Montaggio meraviglioso e calzante, in grado di tenere incollati allo schermo il pubblico per tre ore di fila, durante le quali si ride e, soprattutto, ci si emoziona. Bellissimi quei momenti in cui i brani di Raffa risuonano mentre scorrono le immagini di Papa Pio XII, degli scontri nelle piazze, degli anni di piombo, della dittatura di Franco – meraviglioso il parallelismo della morte di Franco con l’esibizione Fiesta – e Pinochet, della cronaca nera. E mentre il mondo stava cambiando velocemente, quelle canzoni pop contribuivano a ribaltare la società, indicando la via a chi le cantava in ogni angolo del mondo: da Roma a Madrid, da Londra a Buenos Aires, da New York a Città del Messico.

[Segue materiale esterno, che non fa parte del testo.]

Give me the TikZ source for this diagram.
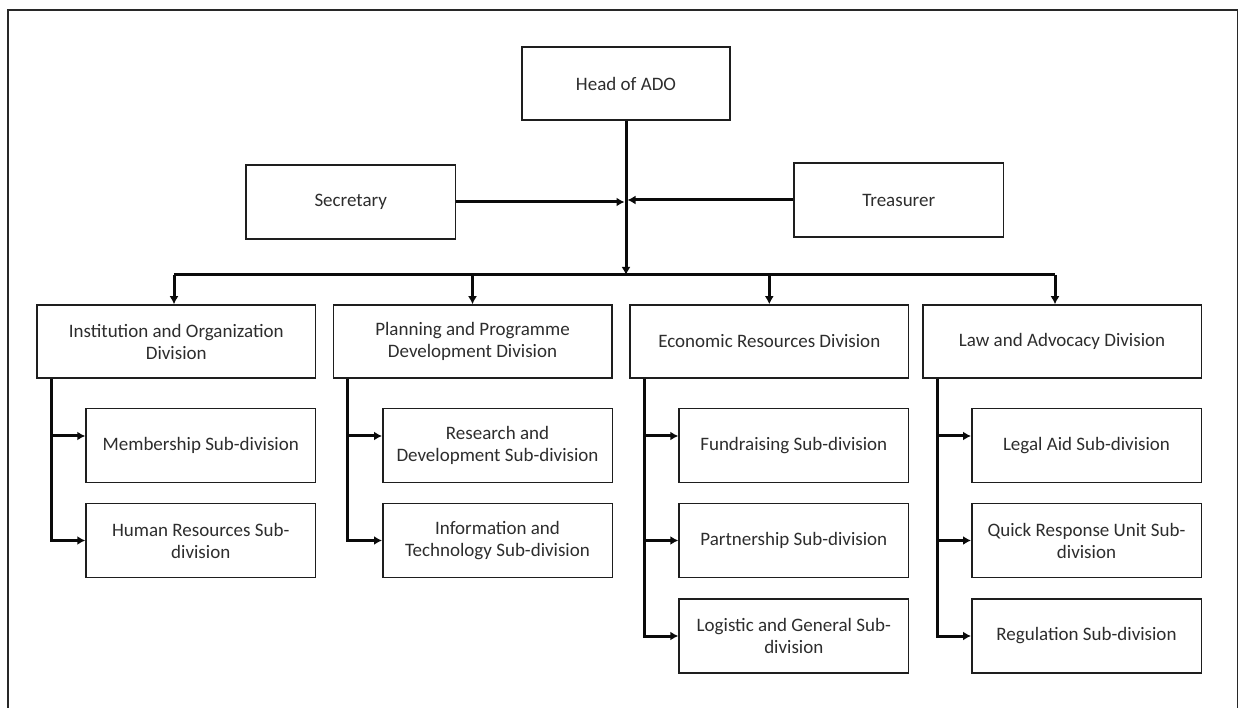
\documentclass[tikz,border=0pt]{standalone}
\usepackage{fontspec}
\setmainfont{Carlito}
\usetikzlibrary{arrows.meta,calc}
\definecolor{boxc}{RGB}{30,30,30}
\definecolor{txt}{RGB}{45,45,45}
\definecolor{linec}{RGB}{10,10,10}
\definecolor{framec}{RGB}{40,40,40}
\begin{document}
\begin{tikzpicture}[x=1pt,y=-1pt,
  box/.style={draw=boxc, line width=1.5pt, minimum height=74pt, align=center, text=txt,
    font=\fontsize{19}{22}\selectfont, inner sep=0pt},
  divbox/.style={box, minimum width=278.5pt},
  subbox/.style={box, minimum width=229.5pt},
  topbox/.style={box, minimum width=208pt},
  conn/.style={line width=3pt, draw=linec},
  arr/.style={conn, -{Latex[length=8pt,width=9pt]}}]
\useasboundingbox (0,0) rectangle (1240,708);
% frame
\draw[framec, line width=1.5pt] (8,708) -- (8,10) -- (1237.5,10) -- (1237.5,708);

% top
\node[topbox, minimum height=73pt] (head) at (626,83.5) {Head of ADO};
\node[topbox, minimum width=209.5pt] (sec) at (350.75,202) {Secretary};
\node[topbox, minimum width=209.5pt] (tre) at (898.75,200) {Treasurer};

% divisions
\node[divbox, minimum height=73pt] (d1) at (176.25,341.5) {Institution and Organization\\Division};
\node[divbox, minimum height=73pt] (d2) at (472.5,341.5) {Planning and Programme\\Development Division};
\node[divbox, minimum height=73pt] (d3) at (769.3,341.5) {Economic Resources Division};
\node[divbox, minimum height=73pt] (d4) at (1062,341.5) {Law and Advocacy Division};

% sub-divisions
\node[subbox] (s11) at (200.75,445.5) {Membership Sub-division};
\node[subbox] (s12) at (200.75,540.5) {Human Resources Sub-\\division};
\node[subbox] (s21) at (497.5,445.5) {Research and\\Development Sub-division};
\node[subbox] (s22) at (497.5,540.5) {Information and\\Technology Sub-division};
\node[subbox] (s31) at (793.8,445.5) {Fundraising Sub-division};
\node[subbox] (s32) at (793.8,540.5) {Partnership Sub-division};
\node[subbox] (s33) at (793.8,636) {Logistic and General Sub-\\division};
\node[subbox] (s41) at (1086.5,445.5) {Legal Aid Sub-division};
\node[subbox] (s42) at (1086.5,540.5) {Quick Response Unit Sub-\\division};
\node[subbox] (s43) at (1086.5,636) {Regulation Sub-division};

% bus
\coordinate (busL) at (174,275);
\coordinate (busR) at (1055,275);

% connectors
\draw[arr] (head.south) -- (head.south |- busL);
\draw[arr, shorten >=1.5pt] (sec.east) -- (sec.east -| head.south);
\draw[arr, shorten >=1.5pt] (tre.west) -- (tre.west -| head.south);
\draw[conn] (busL) -- (busR);
\draw[arr] (busL) -- (busL |- d1.north);
\draw[arr] (d2.north |- busL) -- (d2.north);
\draw[arr] (d3.north |- busL) -- (d3.north);
\draw[arr] (busR) -- (busR |- d4.north);

\draw[arr] ([xshift=15pt]d1.south west) |- ([yshift=9.5pt]s11.west);
\draw[arr] ([xshift=15pt]d1.south west) |- (s12.west);
\draw[arr] ([xshift=15pt]d2.south west) |- ([yshift=9.5pt]s21.west);
\draw[arr] ([xshift=15pt]d2.south west) |- (s22.west);
\draw[arr] ([xshift=15pt]d3.south west) |- ([yshift=9.5pt]s31.west);
\draw[arr] ([xshift=15pt]d3.south west) |- (s32.west);
\draw[arr] ([xshift=15pt]d3.south west) |- (s33.west);
\draw[arr] ([xshift=15pt]d4.south west) |- ([yshift=9.5pt]s41.west);
\draw[arr] ([xshift=15pt]d4.south west) |- (s42.west);
\draw[arr] ([xshift=15pt]d4.south west) |- (s43.west);
\end{tikzpicture}
\end{document}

La Carrà non se n’è mai andata. È questa è la certezza che si ha guardando Raffa. È presente nei ricordi dell’allora fidanzatino e giocatore della Juventus Gino Stacchini e in quelli di Enzo Paolo Turchi; negli aneddoti di Marco Bellocchio, che la ricorda ai tempi del Centro Sperimentale di Roma, quando studiavano per diventare attori: “Non reggeva il primo piano”, ha detto, poi diventato la sua carta vincente in Pronto, Raffaella?; nei filmati in bianco e nero e nelle immagini a colori, nell’ombelico, nel casqué e nei caschetti biondi, nei brani accesi a tutto volume in ogni festa.
Raffa si è presa tutto senza togliere niente. Ha ribaltato la musica, la televisione, la danza, il costume, la moda, la società. L’ha fatto con la sua personalità travolgente, alla sua energia spiccata, alla sua presenza scenica riconoscibile, al suo gusto mai artefatto e al suo sguardo sul mondo, sempre così sensibile e privo di sovrastrutture.

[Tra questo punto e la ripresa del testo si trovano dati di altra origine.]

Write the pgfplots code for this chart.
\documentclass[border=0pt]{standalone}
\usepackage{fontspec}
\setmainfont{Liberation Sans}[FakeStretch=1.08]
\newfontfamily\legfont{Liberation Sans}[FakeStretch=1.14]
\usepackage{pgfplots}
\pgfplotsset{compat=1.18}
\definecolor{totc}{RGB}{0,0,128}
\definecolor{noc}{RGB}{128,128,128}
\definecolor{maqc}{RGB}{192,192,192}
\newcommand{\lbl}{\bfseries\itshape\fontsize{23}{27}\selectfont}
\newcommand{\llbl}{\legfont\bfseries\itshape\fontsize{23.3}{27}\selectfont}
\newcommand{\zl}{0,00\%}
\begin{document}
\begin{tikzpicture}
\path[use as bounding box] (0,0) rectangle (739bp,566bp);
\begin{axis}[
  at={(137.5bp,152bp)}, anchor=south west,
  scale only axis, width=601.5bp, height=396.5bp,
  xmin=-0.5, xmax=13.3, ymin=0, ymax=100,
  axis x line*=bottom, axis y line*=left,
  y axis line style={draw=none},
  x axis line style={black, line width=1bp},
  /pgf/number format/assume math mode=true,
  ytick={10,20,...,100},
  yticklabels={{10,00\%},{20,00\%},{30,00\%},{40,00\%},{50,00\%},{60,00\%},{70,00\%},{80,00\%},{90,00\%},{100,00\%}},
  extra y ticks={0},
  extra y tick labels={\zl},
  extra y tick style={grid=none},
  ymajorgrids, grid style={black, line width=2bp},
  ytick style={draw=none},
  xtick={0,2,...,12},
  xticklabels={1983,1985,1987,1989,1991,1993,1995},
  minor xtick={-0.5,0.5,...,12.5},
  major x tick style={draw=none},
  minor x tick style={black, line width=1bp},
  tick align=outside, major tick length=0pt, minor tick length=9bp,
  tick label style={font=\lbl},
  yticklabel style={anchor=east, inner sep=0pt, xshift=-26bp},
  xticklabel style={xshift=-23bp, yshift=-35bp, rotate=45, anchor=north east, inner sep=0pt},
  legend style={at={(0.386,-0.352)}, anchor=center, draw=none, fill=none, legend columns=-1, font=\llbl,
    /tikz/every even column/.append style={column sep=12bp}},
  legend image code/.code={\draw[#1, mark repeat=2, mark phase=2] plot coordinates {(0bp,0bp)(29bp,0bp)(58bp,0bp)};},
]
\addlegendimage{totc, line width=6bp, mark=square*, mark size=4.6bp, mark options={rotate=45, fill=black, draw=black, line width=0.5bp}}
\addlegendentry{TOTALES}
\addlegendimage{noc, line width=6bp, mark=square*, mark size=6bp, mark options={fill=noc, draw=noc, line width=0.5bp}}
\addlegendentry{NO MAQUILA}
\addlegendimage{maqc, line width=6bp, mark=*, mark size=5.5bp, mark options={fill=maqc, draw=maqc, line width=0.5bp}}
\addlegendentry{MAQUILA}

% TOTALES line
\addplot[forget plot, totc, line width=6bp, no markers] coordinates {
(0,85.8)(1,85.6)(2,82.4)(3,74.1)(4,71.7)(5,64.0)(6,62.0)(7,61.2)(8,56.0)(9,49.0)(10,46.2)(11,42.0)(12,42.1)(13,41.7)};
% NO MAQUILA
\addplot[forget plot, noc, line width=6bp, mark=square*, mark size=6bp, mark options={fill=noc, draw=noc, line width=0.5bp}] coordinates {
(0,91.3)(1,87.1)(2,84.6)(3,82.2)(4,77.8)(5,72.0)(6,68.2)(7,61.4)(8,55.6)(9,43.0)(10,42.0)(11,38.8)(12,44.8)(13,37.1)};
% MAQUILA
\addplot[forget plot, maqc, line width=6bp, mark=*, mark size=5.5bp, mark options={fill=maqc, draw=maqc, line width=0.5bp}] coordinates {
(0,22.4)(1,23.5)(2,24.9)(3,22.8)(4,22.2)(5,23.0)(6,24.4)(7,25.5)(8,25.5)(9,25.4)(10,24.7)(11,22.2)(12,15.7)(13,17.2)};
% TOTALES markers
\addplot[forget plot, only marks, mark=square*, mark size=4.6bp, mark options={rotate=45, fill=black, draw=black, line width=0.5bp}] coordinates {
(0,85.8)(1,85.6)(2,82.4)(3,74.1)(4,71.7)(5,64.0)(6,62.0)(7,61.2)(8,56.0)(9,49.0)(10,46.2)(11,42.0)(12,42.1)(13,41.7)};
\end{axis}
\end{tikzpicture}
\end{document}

Alla fine del documentario, mentre le lacrime scendono con le immagini che scorrono sul grande schermo degli abbracci tra i parenti a Carramba, sembra che qualcosa sia sfuggita di mano, che debba essere ancora rivelata. Ma, alla fine, è giusto così, perché probabilmente non bastano 158 minuti e 150 filmati Rai, non basta un film per raccontare il mito Carrà: la storia di Raffa non è finita.